October is haunted at Film Seizure! It’s a whole month of ghost movies kicked off by perhaps the most famous of them all, 1982’s Poltergeist from Tobe Hooper and Steven Spielberg.
Three old friends get together to talk about movies.
October is haunted at Film Seizure! It’s a whole month of ghost movies kicked off by perhaps the most famous of them all, 1982’s Poltergeist from Tobe Hooper and Steven Spielberg.
Nice pick!
Regarding the directorial credits thing, I’ve gathered what I can on it over the years, because it’s always thorny, and usually argued by passion rather than facts. Going by intuition, auteur-wise, mine says this is ~90% Spielberg, not only including, but especially with, the spots of gore, given Poltergeist’s placement between Jaws & Raiders and Temple of Doom. The first time I saw it, when the guy pulled his face off, I thought, “Yup, now this is a Spielberg movie.” It turns out those hands are Spielberg’s, too – it’s very much his scene.
The performances are the kind we get from Spielberg, and maybe Salem’s Lot, but nothing else I’ve seen in Hooper’s movies come close; they tend to be more genre-acceptably silly, or (in Chain Saw, particularly) documentary realistic. These are warm, engaged, connected people in ways not even common in most movies, but very common in Spielberg’s. The shot setups are very Jaws and Raiders, specifically in how he films conversations. Even without a John Williams score, the movie just drips and feels all Spielberg all the time.
But that’s intuition, and if I just had the film to go by, no credits, I would have a hard time accepting Spielberg’s direction of most of Schindler’s List, or George Miller’s of Happy Feet, or Wes Craven’s of Music of the Heart. People have exceptions.
So these are from interviews and reports:
https://docs.google.com/document/d/1FTWITe21L0s6d9itl1aSs-NhUxrwyegC/edit?usp=sharing&ouid=108827368707254123936&rtpof=true&sd=true
(Wikipedia is there, too, from whenever I grabbed it)
Only the first half is really worthwhile. The second half is forum post stuff, mostly involving someone claiming to have worked on the film, Q&Aing accordingly. You know, he probably did, but it can’t be verified, so I would discount it, even though it favors my view. The idea that Spielberg did pickups here and there loses credibility when counting all of the perspectives. Hooper has his backers. I like Mick Garris, but he was a publicist at the time, and Hooper was a friend. Meanwhile, I see the accounts supporting Spielberg’s heavier hand tending to be more specific, less “Here’s what I think,” and more “Here’s why I know what I know.”
On our podcast, I asked Bruce Botnick, who’d engineered the scoring sessions with Goldsmith (and over 60 other Goldsmith scores), and worked on 11 Spielberg productions, three of which he directed.
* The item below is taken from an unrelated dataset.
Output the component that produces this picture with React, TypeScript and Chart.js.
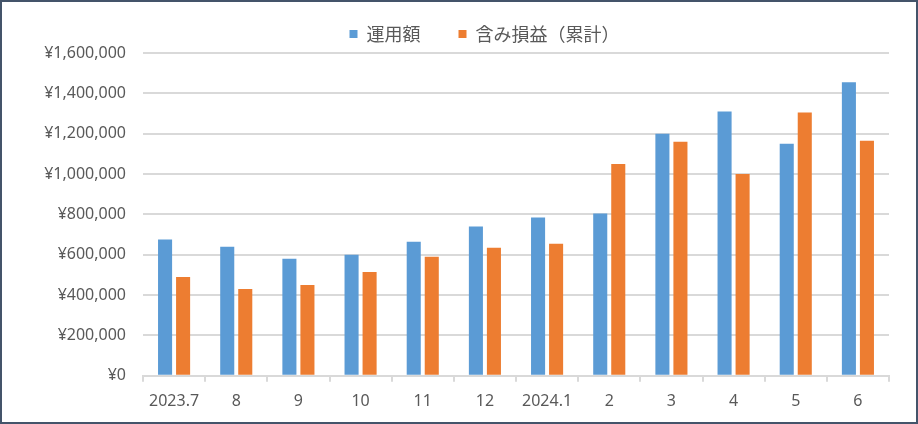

Since he knew them both well enough, as an aside to the show’s topic, I asked, and he initially said, “Oh, Steven directed that one.” I mentioned some of the contradictory stuff in that document and he retreated a bit and said, “Well, really they both directed it.”
That’s where I have to fall, too. It’s as much a Spielberg film as is Raiders; as much not a Hooper film as Raiders is not a George Lucas movie. Even though the roles are reversed, they compare well. Raiders IS somewhat a George Lucas movie. If you had Sugarland Express, Jaws, Close Encounters and E.T. on one side of the shelf and Star Wars and Empire on the other, Raiders sits closer to which of those sets? It feels more a cousin to the Star Wars movies than that other group (even with Jaws’s second half in the mix). But we also know that George Lucas couldn’t direct his way out of a wet paper bag by then. George and Carol could, but George alone was a hot mess, so Raiders, produced and co-written by Lucas, and co-written and Directed by Spielberg, is, no one questions, A Spielberg Joint.
It seems like Hooper did a lot of pre-production, then Spielberg re-did a lot of that, but, not allowed to direct while working on the overlapping production of E.T., had to have another director on set in that role, while he was also on set, and for me, the more credible accounts give the creative guiding, and the bulk of the direction, to Spielberg, whether Hooper was ‘coked out’, just abdicated directing with eye-rolling deference, or really partnered with Spielberg, as Lucas did on Raiders, and it’s a true collaboration. For me, “It’s Tobe Hooper’s film” is the least likely option. “They both directed” is the likeliest, even though the evidence suggests that the weight of that leans Spielbergward. That would make the most sense out of the most of the varying accounts. Less likely, but still more so than that it was all Hooper’s, is that it was all Spielberg’s.
If I was watching a Spielberg marathon, skipping this would be a bigger omission than many films he’s fully credited with.
Anyway, it’s one of my favorite movies. I agree with everything positive you guys said about it.